After letting the entire rigging cure for at least an hour, I then take a brand new Exacto blade and trim flush with the wing surface. I then sand the exit holes flush and apply a spot of touch-up paint to cover. I also will sometimes cover the exit holes with small pieces of scrap P/E brass.

I also use this method for running the control wires to the elevators/ailerons. In that case there is no “exit hole” just pull the wire tight against the control horn and secure with superglue. That's it, simple, cheap, and fast. In addition, it also provides a small amount of structural integrity.

I can rig a whole airplane in under an hour! Can't do that with wire or stretched sprue!

Shrink rigging

The “shrink” method is used when it would not be practical to use the “pull tight method”.

This technique also uses a “start hole” drilled partially through the object and an “exit hole” drilled all the way through. In this case though, the “exit hole” typically enters the fuselage. Again, painted fishing line is used and the end is secured to the start hole with superglue. The wire is then threaded through the “exit hole” and left as tight as possible. There will be some slack in the wire, but try to minimize it as much as possible. Secure the “exit hole” wire with superglue and let cure for about an hour.
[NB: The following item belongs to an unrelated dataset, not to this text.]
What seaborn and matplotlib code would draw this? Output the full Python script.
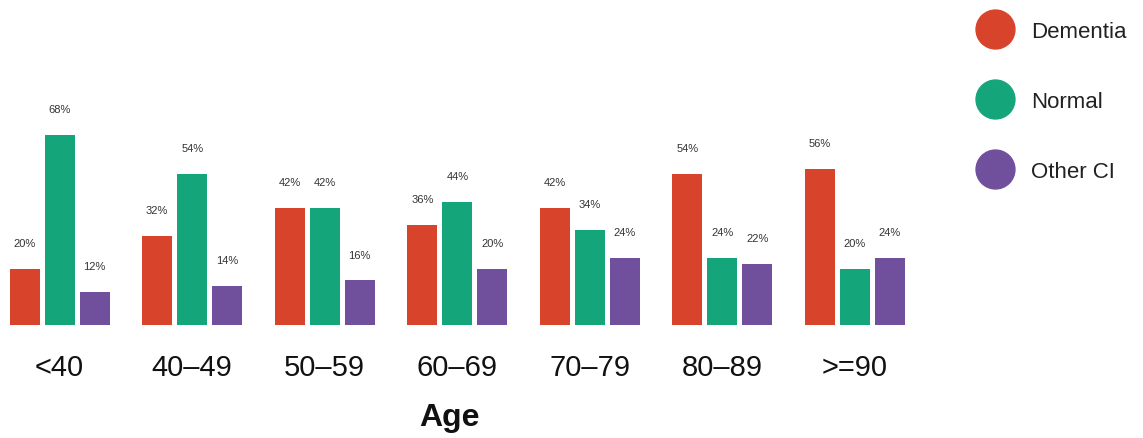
import matplotlib
matplotlib.use("Agg")
import matplotlib.pyplot as plt
from matplotlib.lines import Line2D
import seaborn as sns
import pandas as pd

# datos
age_groups = ["<40", "40–49", "50–59", "60–69", "70–79", "80–89", ">=90"]
dementia = [20, 32, 42, 36, 42, 54, 56]
normal = [68, 54, 42, 44, 34, 24, 20]
other_ci = [12, 14, 16, 20, 24, 22, 24]
series = ["Dementia", "Normal", "Other CI"]
colors = ["#D8432C", "#14A67A", "#70509C"]

df = pd.DataFrame({
    "age": age_groups * 3,
    "group": [s for s in series for _ in age_groups],
    "pct": dementia + normal + other_ci,
})

sns.set_style("white")
plt.rcParams["font.family"] = ["Liberation Sans", "DejaVu Sans"]

fig = plt.figure(figsize=(11.43, 4.39), dpi=100)
ax = fig.add_axes([0.0, 0.2574, 0.806, 0.515])

sns.barplot(
    data=df, x="age", y="pct", hue="group", hue_order=series,
    palette=colors, width=0.792, gap=0.14, legend=False, ax=ax,
    saturation=1, linewidth=0
)

for cont in ax.containers:
    ax.bar_label(cont, fmt="%d%%", padding=15, fontsize=8, color="#333333")

ax.set_xlim(-0.45, 6.5)
ax.set_ylim(0, 81)
ax.set_yticks([])
ax.set_xlabel("")
ax.set_ylabel("")
ax.tick_params(axis="x", length=0, pad=20, labelsize=21, labelcolor="#111111")
sns.despine(ax=ax, left=True, bottom=True)

fig.text(449 / 1143, 1 - 418 / 439, "Age", ha="center", va="center",
         fontsize=23, fontweight="bold", color="#111111")

handles = [Line2D([0], [0], marker="o", linestyle="", markersize=28,
                  markerfacecolor=c, markeredgecolor=c) for c in colors]
fig.legend(handles, series, loc="upper left", bbox_to_anchor=(0.834, 0.995),
           frameon=False, fontsize=16, labelspacing=2.2, handletextpad=0.6,
           labelcolor="#222222")

fig.savefig("out.png", dpi=100, facecolor="white")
Now for the miracle of modern science, to tighten the wire! Fishing line has the same property as stretched sprue in that if heat is applied it will shrink. I use a soldering iron as my heat source since it provides a consistent amount of heat in a small area. Others use cigarettes, incense sticks, burned out match tip, heated nail, or any other scheme that can provide heat to a small area. Using the heated tip of my soldering iron, I wave the tip gently under the wire (careful, don’t stay in one place too long or you will melt it!) and it magically tightens.

Experiment with all three of these rigging techniques to find the one(s) that best serve your modelling needs.